Using the final keyword in interface method parameters does nothing
April 02, 2014 [Java, Programming, Programming Languages, Tech]Consider the following Java code:
class FinalInInterface { private static interface WithFinal { public void run( final int x ); } private static class WithoutFinal implements WithFinal { public void run( int x ) { x = 4; System.out.println( x ); } } public static void main( String[] args ) { new WithoutFinal().run( 3 ); } }
This code compiles, and when it runs, it prints "4".
So adding "final" to the x parameter of the run() method in the interface WithFinal has no effect - the implementor of this interface, WithoutFinal is allowed to declare its own run() method without "final", and modify x as much as they want.
This makes more sense if you realise that in Java every method argument is passed by value. When you pass an object reference, the method and the calling code are talking about the same object, but the reference is passed by value, so if you reassign it inside the method, the original object is unaffected, and the reference to it in the calling code is also unaffected. The semantics are basically identical to passing a pointer in C or C++ - the pointer is copied, but the pointed-to object is the same.
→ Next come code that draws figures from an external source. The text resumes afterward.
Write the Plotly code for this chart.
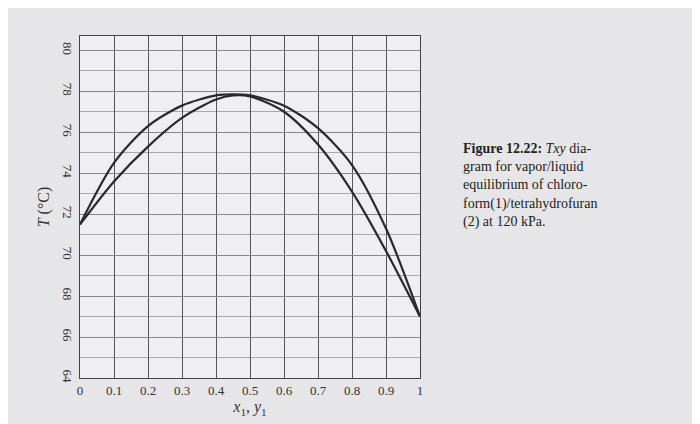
import plotly.graph_objects as go

# Txy data
comp = [0, 0.1, 0.2, 0.3, 0.4, 0.45, 0.5, 0.6, 0.7, 0.8, 0.9, 1.0]
t_bubble = [71.5, 73.6, 75.3, 76.7, 77.6, 77.8, 77.75, 77.0, 75.4, 73.1, 70.2, 67.0]
t_dew = [71.5, 74.5, 76.3, 77.3, 77.8, 77.85, 77.8, 77.3, 76.2, 74.4, 71.3, 67.0]

fig = go.Figure()
fig.add_trace(go.Scatter(x=comp, y=t_bubble, mode='lines', line=dict(color='#2a2a2a', width=2.2, shape='spline', smoothing=0.8)))
fig.add_trace(go.Scatter(x=comp, y=t_dew, mode='lines', line=dict(color='#2a2a2a', width=2.2, shape='spline', smoothing=0.8)))

fig.update_layout(
    width=700, height=424, showlegend=False,
    paper_bgcolor='#e6e6e8', plot_bgcolor='#efeff1',
    margin=dict(l=72, r=288, t=28, b=54),
    font=dict(family='Liberation Serif', size=13, color='#333'),
    xaxis=dict(range=[0, 1], tickvals=[0, 0.1, 0.2, 0.3, 0.4, 0.5, 0.6, 0.7, 0.8, 0.9, 1],
               ticktext=['0', '0.1', '0.2', '0.3', '0.4', '0.5', '0.6', '0.7', '0.8', '0.9', '1'],
               showgrid=True, gridcolor='#555', gridwidth=1, showline=True, linecolor='#444', mirror=True,
               zeroline=False, title=dict(text='<i>x</i><sub>1</sub>, <i>y</i><sub>1</sub>', standoff=4)),
    yaxis=dict(range=[64, 80.7], tickvals=[64, 66, 68, 70, 72, 74, 76, 78, 80], tickangle=90,
               showgrid=True, gridcolor='#888', gridwidth=1, showline=True, linecolor='#444', mirror=True,
               zeroline=False, minor=dict(dtick=1, showgrid=True, gridcolor='#aaa'),
               title=dict(text='<i>T</i> (°C)', standoff=6)),
    annotations=[dict(xref='paper', yref='paper', x=1.12, y=0.7, xanchor='left', yanchor='top',
                      align='left', showarrow=False, font=dict(size=14, color='#222'),
                      text='<b>Figure 12.22:</b> <i>Txy</i> dia-<br>gram for vapor/liquid<br>equilibrium of chloro-<br>'
                           'form(1)/tetrahydrofuran<br>(2) at 120 kPa.')]
)

fig.write_html("out.html")
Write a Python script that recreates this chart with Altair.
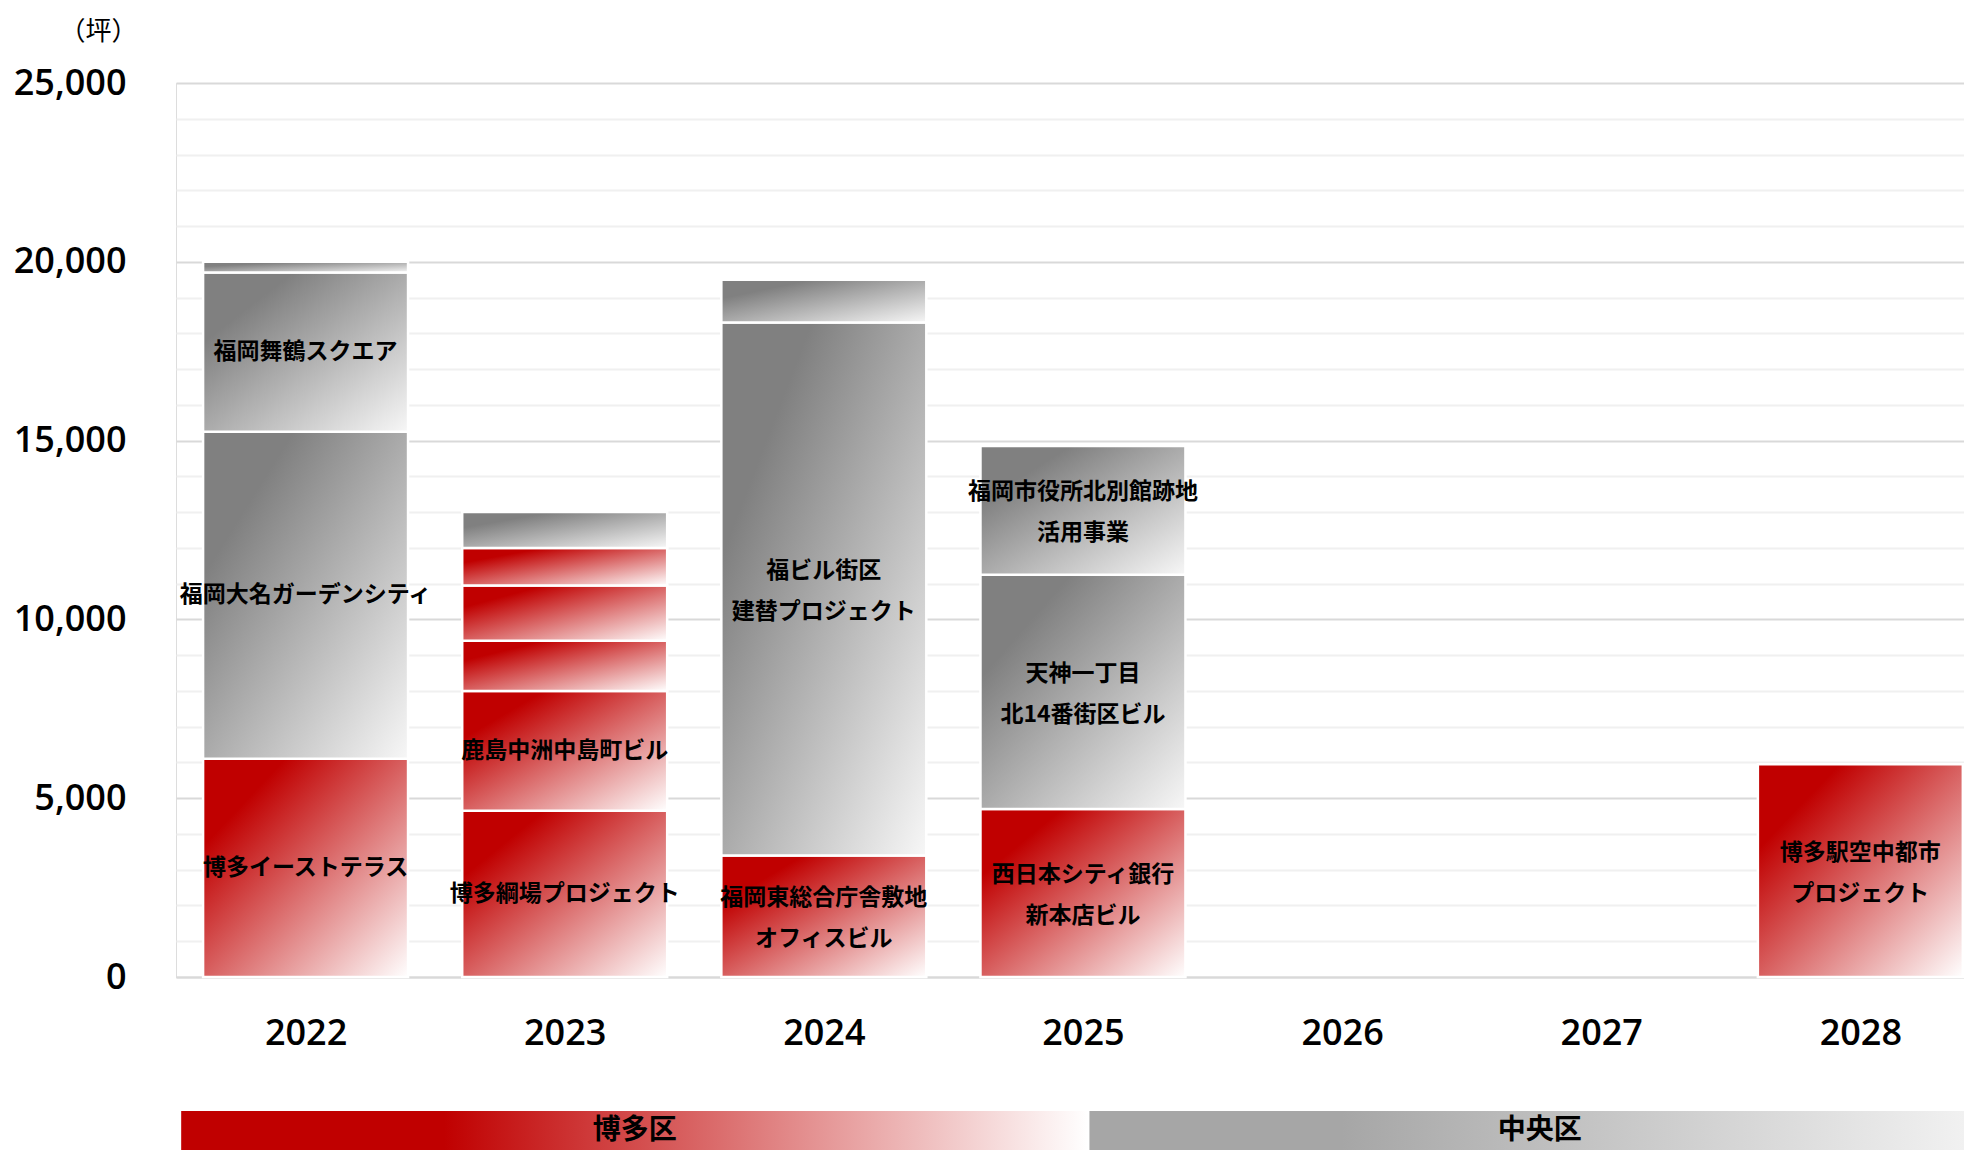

If you declare method parameters final in your interface, people implementing that interface don't need to declare them final, and can modify them in their implementations. It's possible that by declaring them final you are trying to communicate to implementors of the interface that they should also declare them final, but as the designer of the interface, it's really none of your business how the implementor implements it.
There is no "const" in Java, so you have no way of preventing the implementor of your interface from modifying an object that is passed in (by copying a reference to it).
If that makes you sad, join the club.